From his early days in Minnesota, which left an icy impression, through the storyboard of impressionism to film impresario, Terry Gilliam’s ride through popular and counter culture is one even the legendary Hunter S Thompson would admire. But Gilliam’s drug is comedic madness, his firearm celluloid.
Gilliamesque is, as one might expect from such an author, simultaneously over-frilled while somehow conspiring to have no frills at all.
In a sometimes wild but more often studious perusal of a life lived on seemingly fantastical terms, Gilliam manages to stick to a chronological plot while sabotaging it with irreverence mixed seamlessly with absorbing facts and candid scraps, which even the most careful eye might miss on first glance.
Through his time as a member of Monty Python’s Flying Circus and into the realm of film (he directed movies including Time Bandits, The Fisher King, 12 Monkeys, and Fear and Loathing in Las Vegas), through friendships and a genuine sorrow at the loss of such, Gilliam retains that implacable sense of tongue-in-cheek beautifully demonstrated in Python’s bizarre illustrations and perfectly timed interludes. All of this makes Gilliamesque not such much a book but a coffee table in its own right.
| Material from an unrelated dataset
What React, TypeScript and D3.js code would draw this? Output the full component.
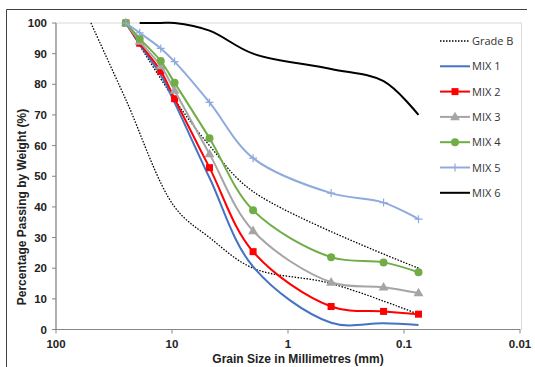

For a man who has spent the majority of his artistic career behind the scenes, Gilliam’s literary directorship of his own life is a genuine account, glittering with big names dropped in the most non-self-gratuitous way possible.
This memoir delivers the “me me me” its cover art warns of while managing to drag the unwary reader into a gigantic story laced with everything but – and that, perhaps, has always been Terry Gilliam’s forte.
Gilliamesque, by Terry Gilliam, is published by Allen & Unwin, $59.99.